Têxtil Preto, de Athena

Mona Lisa, uma das mais famosas e enigmáticas pinturas de Leonardo da Vinci. Aposto que sua mente resgatou rapidamente a imagem da icônica mulher do século 16. Como você a descreve? Imagino que você deva estar com pressa, então, me adianto: deixo a seguir a minha percepção sobre ela.

Rosto sem muita expressão, com um leve sorriso; o caimento de seus olhos talvez indique indiferença — ou julgamento? Exercício fácil, eu diria. Vamos um pouco mais adiante no tempo: século 19. O que você diria sobre a obra “O Grito”, de Edvard Munch? Desta vez, deixo você guardar segredo.

Imagem de duas pinturas icônicas. À esquerda, a obra Mona Lisa, na qual se tem uma mulher com um leve sorriso, embora misterioso, e as mãos cruzadas; os tons são terrosos, com predominância do marrom. À direita, a obra O Grito, na qual se vê, ao centro, uma representação de uma pessoa assustada; as pinceladas desta obra também são mais marcadas e abstratas; os tons são igualmente terrosos, com predominância do laranja.
O que você sente ao observar a obra “Mona Lisa”, de Leonardo da Vinci, à esquerda? Quanto à obra “O Grito”, de Edvard Munch, à direita, o que ela lhe provoca?

Note como é relativamente fácil e rápido descrever tais expressões. O mesmo acontece no nosso cotidiano. Lemos as pessoas e tentamos deduzir o que sentem. Contudo, um aviso: nem todas as nossas tarefas ocorrem de forma similar.

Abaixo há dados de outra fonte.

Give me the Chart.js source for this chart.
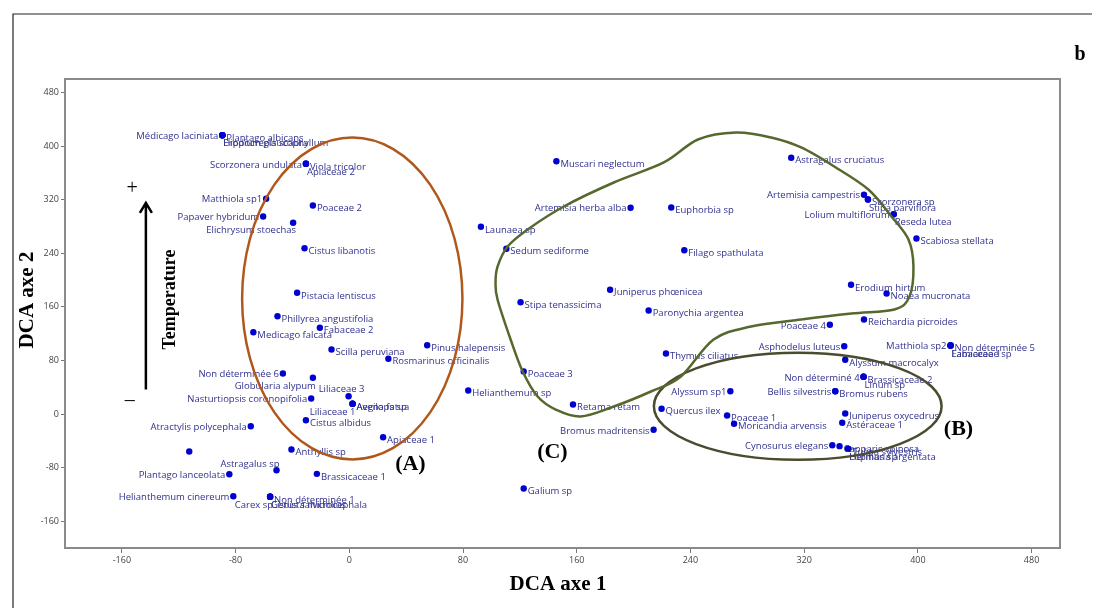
<!DOCTYPE html>
<html>
<head>
<meta charset="utf-8">
<script src="https://cdn.jsdelivr.net/npm/chart.js@4"></script>
<style>
  html, body { margin: 0; padding: 0; background: #fff; }
  #wrap { width: 1103px; height: 608px; }
</style>
</head>
<body>
<div id="wrap"><canvas id="chart" width="1103" height="608"></canvas></div>
<script>
// species scores on the two DCA axes
const species = [
  'Médicago laciniata', 'Plantago albicans', 'Erodium glaucophyllum', 'Hippocrepis scabra',
  'Scorzonera undulata', 'Viola tricolor', 'Apiaceae 2', 'Matthiola sp1', 'Papaver hybridum',
  'Elichrysum stoechas', 'Poaceae 2', 'Cistus libanotis', 'Pistacia lentiscus',
  'Phillyrea angustifolia', 'Fabaceae 2', 'Medicago falcata', 'Scilla peruviana',
  'Non déterminée 6', 'Globularia alypum', 'Liliaceae 3', 'Nasturtiopsis coronopifolia',
  'Avena fatua', 'Aegilops sp', 'Liliaceae 1', 'Cistus albidus', 'Atractylis polycephala', '',
  'Anthyllis sp', 'Astragalus sp', 'Plantago lanceolata', 'Brassicaceae 1',
  'Helianthemum cinereum', 'Non déterminée 1', 'Carex sp', 'Genista microcephala', 'Cistus salviifolius',
  'Muscari neglectum', 'Artemisia herba alba', 'Euphorbia sp', 'Launaea sp', 'Sedum sediforme',
  'Filago spathulata', 'Juniperus phœnicea', 'Stipa tenassicima', 'Paronychia argentea',
  'Pinus halepensis', 'Rosmarinus officinalis', 'Poaceae 3', 'Helianthemum sp', 'Retama retam',
  'Bromus madritensis', 'Apiaceae 1', 'Galium sp', 'Thymus ciliatus', 'Quercus ilex', 'Alyssum sp1',
  'Astragalus cruciatus', 'Artemisia campestris', 'Scorzonera sp', 'Stipa parviflora',
  'Lolium multiflorum', 'Reseda lutea', 'Scabiosa stellata', 'Erodium hirtum', 'Noaea mucronata',
  'Reichardia picroides', 'Poaceae 4', 'Asphodelus luteus', 'Alyssum macrocalyx', 'Matthiola sp2',
  'Non déterminée 5', 'Lamiaceae sp', 'Fabaceae 1', 'Non déterminé 4', 'Brassicaceae 2', 'Linum sp',
  'Bellis silvestris', 'Bromus rubens', 'Juniperus oxycedrus', 'Astéraceae 1', 'Poaceae 1',
  'Moricandia arvensis', 'Cynosurus elegans', 'Capparis spinosa', 'Tulipa sylvestris', 'Lupinus sp',
  'Herniaria argentata'
];
const axe1 = [
  -89.3, -89.3, -89.3, -89.3,
  -30.5, -30.5, -30.5, -58.5, -60.6,
  -39.5, -25.6, -31.5, -36.7,
  -50.5, -20.7, -67.5, -12.5,
  -46.7, -25.6, -0.5, -26.8,
  2.3, 2.3, 2.3, -30.5, -69.3, -112.6,
  -40.7, -51.2, -84.4, -22.8,
  -81.6, -55.7, -55.7, -55.7, -55.7,
  145.7, 197.9, 226.5, 92.6, 110.5,
  235.7, 183.5, 120.5, 210.6,
  54.8, 27.5, 122.7, 83.7, 157.4,
  214.1, 23.8, 122.7, 222.8, 219.7, 268.1,
  310.9, 362.1, 364.9, 364.9,
  383, 383, 399, 353, 378,
  362.1, 338.1, 348.2, 348.9, 423,
  423, 423, 423, 361.8, 361.8, 361.8,
  341.9, 341.9, 348.9, 346.8, 265.8,
  270.7, 339.8, 344.9, 351, 351,
  351
];
const axe2 = [
  416.1, 416.1, 416.1, 416.1,
  373.4, 373.4, 373.4, 321.2, 294.8,
  285.4, 311.2, 247.5, 180.9,
  146, 128.7, 122.1, 96.3,
  60.4, 54, 26.6, 23.1,
  15.2, 15.2, 15.2, -9.3, -18.2, -56,
  -53, -83.9, -89.9, -89.3,
  -122.7, -123.6, -123.6, -123.6, -123.6,
  377.3, 307.8, 308.2, 279.4, 246.6,
  244.5, 185.4, 166.9, 154.5,
  102.7, 82.4, 63.4, 35.1, 14.2,
  -23.6, -34.6, -111.2, 90.3, 7.8, 34,
  382.4, 327.2, 320.1, 320.1,
  298.2, 298.2, 261.9, 192.8, 179.9,
  141, 133.1, 101.2, 80.9, 102.2,
  102.2, 102.2, 102.2, 55.5, 55.5, 55.5,
  34, 34, 0.7, -13.1, -2.2,
  -14.6, -46.6, -48, -52, -52,
  -52
];
const xTicks = [-160, -80, 0, 80, 160, 240, 320, 400, 480];
const yTicks = [-160, -80, 0, 80, 160, 240, 320, 400, 480];

// where a label sits relative to its point (default: right)
const labelSide = {
  'Médicago laciniata': 'l', 'Erodium glaucophyllum': 'br', 'Hippocrepis scabra': 'br',
  'Scorzonera undulata': 'l', 'Apiaceae 2': 'br', 'Matthiola sp1': 'l', 'Papaver hybridum': 'l',
  'Elichrysum stoechas': 'bl', 'Non déterminée 6': 'l', 'Globularia alypum': 'bl', 'Liliaceae 3': 't',
  'Nasturtiopsis coronopifolia': 'l', 'Liliaceae 1': 'bl', 'Atractylis polycephala': 'l',
  'Astragalus sp': 'tl', 'Plantago lanceolata': 'l', 'Helianthemum cinereum': 'l', 'Carex sp': 'bl',
  'Genista microcephala': 'br', 'Cistus salviifolius': 'br', 'Artemisia herba alba': 'l',
  'Bromus madritensis': 'l', 'Alyssum sp1': 'l', 'Artemisia campestris': 'l', 'Stipa parviflora': 'br',
  'Lolium multiflorum': 'l', 'Reseda lutea': 'br', 'Poaceae 4': 'l', 'Asphodelus luteus': 'l',
  'Matthiola sp2': 'l', 'Lamiaceae sp': 'br', 'Fabaceae 1': 'br', 'Non déterminé 4': 'l',
  'Linum sp': 'br', 'Bellis silvestris': 'l', 'Cynosurus elegans': 'l', 'Lupinus sp': 'br',
  'Herniaria argentata': 'br'
};

// group outlines, in axis units
const groupA = { cx: 2.1, cy: 172.4, rx: 77.5, ry: 240.3 };
const groupB = { cx: 315.5, cy: 11.6, rx: 101.2, ry: 79.9 };
const groupC = [
  [256.3, 111.2], [282.7, 130.6], [317.9, 141.0], [353.2, 149.9], [383.5, 155.9], [394.1, 175.4],
  [396.9, 220.1], [393.4, 260.4], [381.4, 294.8], [365.2, 335.1], [341.2, 369.4], [317.9, 397.8],
  [296.8, 412.7], [272.1, 420.1], [245.3, 409.7], [221.3, 375.4], [186.1, 345.5], [150.9, 309.7],
  [125.5, 275.4], [111.4, 250.0], [104.3, 220.1], [102.9, 196.3], [104.3, 170.9], [113.5, 111.2],
  [122.0, 63.4], [132.5, 26.1], [145.2, 6.7], [162.8, -3.7], [186.1, 11.2], [212.2, 33.6], [233.3, 56.0]
];

const overlay = {
  id: 'overlay',
  afterDatasetsDraw(chart) {
    const { ctx, chartArea: a, scales: { x, y } } = chart;
    const px = v => x.getPixelForValue(v);
    const py = v => y.getPixelForValue(v);

    ctx.save();
    // outer frame of the figure
    ctx.strokeStyle = '#222';
    ctx.lineWidth = 1.2;
    ctx.beginPath();
    ctx.moveTo(13, 608); ctx.lineTo(13, 14); ctx.lineTo(1092, 14);
    ctx.stroke();

    // plot box
    ctx.strokeStyle = '#8a8a8a';
    ctx.lineWidth = 2;
    ctx.strokeRect(a.left, a.top, a.right - a.left, a.bottom - a.top);

    // point labels
    ctx.font = '9.5px "Open Sans"';
    ctx.fillStyle = '#30308f';
    ctx.textBaseline = 'middle';
    species.forEach((name, i) => {
      if (!name) return;
      const X = px(axe1[i]), Y = py(axe2[i]);
      const side = labelSide[name] || 'r';
      if (side === 'r') { ctx.textAlign = 'left'; ctx.fillText(name, X + 4, Y + 3); }
      else if (side === 'l') { ctx.textAlign = 'right'; ctx.fillText(name, X - 4, Y + 1); }
      else if (side === 'br') { ctx.textAlign = 'left'; ctx.fillText(name, X + 1, Y + 8.5); }
      else if (side === 'bl') { ctx.textAlign = 'right'; ctx.fillText(name, X + 3, Y + 8); }
      else if (side === 'tl') { ctx.textAlign = 'right'; ctx.fillText(name, X + 3, Y - 5.5); }
      else { ctx.textAlign = 'center'; ctx.fillText(name, X - 7, Y - 7); }
    });

    // group A and B ellipses
    ctx.lineWidth = 2.5;
    [[groupA, '#b0581c'], [groupB, '#4b4b30']].forEach(([g, col]) => {
      ctx.strokeStyle = col;
      ctx.beginPath();
      ctx.ellipse(px(g.cx), py(g.cy), Math.abs(px(g.cx + g.rx) - px(g.cx)),
        Math.abs(py(g.cy + g.ry) - py(g.cy)), 0, 0, Math.PI * 2);
      ctx.stroke();
    });

    // group C, closed smooth curve through the outline points
    const pts = groupC.map(p => [px(p[0]), py(p[1])]);
    const n = pts.length;
    ctx.strokeStyle = '#56682e';
    ctx.beginPath();
    ctx.moveTo(pts[0][0], pts[0][1]);
    for (let i = 0; i < n; i++) {
      const p0 = pts[(i - 1 + n) % n], p1 = pts[i], p2 = pts[(i + 1) % n], p3 = pts[(i + 2) % n];
      ctx.bezierCurveTo(
        p1[0] + (p2[0] - p0[0]) / 6, p1[1] + (p2[1] - p0[1]) / 6,
        p2[0] - (p3[0] - p1[0]) / 6, p2[1] - (p3[1] - p1[1]) / 6,
        p2[0], p2[1]);
    }
    ctx.stroke();

    // temperature arrow
    ctx.strokeStyle = '#000';
    ctx.lineWidth = 2.5;
    const ax = px(-143.1), ay0 = py(36.6), ay1 = py(315.2);
    ctx.beginPath();
    ctx.moveTo(ax, ay0); ctx.lineTo(ax, ay1);
    ctx.moveTo(ax - 6, ay1 + 10); ctx.lineTo(ax, ay1); ctx.lineTo(ax + 6, ay1 + 10);
    ctx.stroke();

    ctx.fillStyle = '#000';
    ctx.textAlign = 'center';
    ctx.font = '20px "Liberation Serif"';
    ctx.fillText('+', px(-152.8), py(336.1));
    ctx.fillText('\u2013', px(-154.4), py(19.1));

    ctx.font = 'bold 18px "Liberation Serif"';
    ctx.save();
    ctx.translate(px(-126.2), py(170.9));
    ctx.rotate(-Math.PI / 2);
    ctx.fillText('Temperature', 0, 0);
    ctx.restore();

    ctx.font = 'bold 22px "Liberation Serif"';
    ctx.fillText('(A)', px(43), py(-75.4));
    ctx.fillText('(B)', px(428.6), py(-23.1));
    ctx.fillText('(C)', px(142.9), py(-57.9));

    // panel letter and axis titles
    ctx.font = 'bold 20px "Liberation Serif"';
    ctx.fillText('b', 1080, 55);
    ctx.font = 'bold 21px "Liberation Serif"';
    ctx.fillText('DCA axe 1', 558, 585);
    ctx.save();
    ctx.translate(28, 300);
    ctx.rotate(-Math.PI / 2);
    ctx.fillText('DCA axe 2', 0, 0);
    ctx.restore();
    ctx.restore();
  }
};

const tickFont = { family: '"Open Sans"', size: 9 };

new Chart(document.getElementById('chart'), {
  type: 'scatter',
  data: {
    datasets: [{
      data: axe1.map((v, i) => ({ x: v, y: axe2[i] })),
      backgroundColor: '#0000d0',
      borderWidth: 0,
      pointRadius: 3.2,
      pointHoverRadius: 3.2
    }]
  },
  options: {
    responsive: false,
    animation: false,
    events: [],
    layout: { padding: { left: 14, top: 79, right: 43, bottom: 0 } },
    plugins: { legend: { display: false }, tooltip: { enabled: false } },
    scales: {
      x: {
        type: 'linear', min: -200, max: 500,
        afterBuildTicks: s => { s.ticks = xTicks.map(v => ({ value: v })); },
        afterFit: s => { s.height = 60; },
        grid: { drawOnChartArea: false, drawTicks: true, tickLength: 5, color: '#777' },
        border: { display: false },
        ticks: { font: tickFont, color: '#444', padding: 2, maxRotation: 0 }
      },
      y: {
        type: 'linear', min: -200, max: 500,
        afterBuildTicks: s => { s.ticks = yTicks.map(v => ({ value: v })); },
        afterFit: s => { s.width = 51; },
        grid: { drawOnChartArea: false, drawTicks: true, tickLength: 4, color: '#777' },
        border: { display: false },
        ticks: { font: tickFont, color: '#444', padding: 2 }
      }
    }
  },
  plugins: [overlay]
});
</script>
</body>
</html>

Vamos a um outro exercício. Analise o seguinte cálculo: 15 x 28. Qual o resultado? Intimidador, não? Diante do desafio, muito provavelmente sua pupila se dilatou, seu fluxo sanguíneo aumentou e sua atenção ficou mais restrita. Encontrar a solução para o respectivo problema demanda muita energia e foco acentuado. Você não possui uma resposta pronta. É necessário recorrer a muitos recursos mentais. Por exemplo, você pode tentar resgatar algumas estratégias do campo da matemática ou utilizar o apoio de uma calculadora. O processo é demorado e laborioso.

Nesses dois cenários, você experimentou dois fenômenos muito específicos da natureza humana. No primeiro exercício, solicitei que você relatasse a sua primeira impressão relacionada à expressão de alguns retratos humanos: você as fez imediatamente, sem pensar demais. No segundo, você precisou encontrar uma solução coerente ao problema proposto: aqui, você precisou pensar bastante. Juntos, esses dois fenômenos formam o que a ciência chama de duplo processamento. Em tese, a interpretação dos estímulos que recebemos ocorre por meio de duas vias.

Uma via é rápida e automática: note como julgar as expressões alheias é rápido e intuitivo. A outra é deliberada e faz uso amplo da consciência: lidar com problemas complexos, como resolver uma charada ou desenvolver um planejamento, demanda atenção plena e esforço.

Em nosso dia a dia, fazemos uso de ambas. Mas, na maior parte das vezes, a via rápida e intuitiva está mais presente. Pense como seríamos se tivéssemos que processar ao mesmo tempo e conscientemente um montante gigantesco de informações que recebemos a cada segundo. Além de desnecessário, seria desastroso. Tente se lembrar da última vez em que você ficou cognitivamente saturado, com muitos problemas para lidar ao mesmo tempo. Torna-se inviável, cansativo e, de acordo com vários estudos recentes, ruim para a sua saúde — alô, estresse? Daniel Kahneman (2012), um renomado psicólogo cognitivo, estudou significativamente esse processo. Ele chama carinhosamente a via rápida de sistema 01, e a via lenta de sistema 02. Neste texto, para simplificar e tornar mais fácil a associação, utilizarei apenas os termos “sistema rápido” e “sistema lento”.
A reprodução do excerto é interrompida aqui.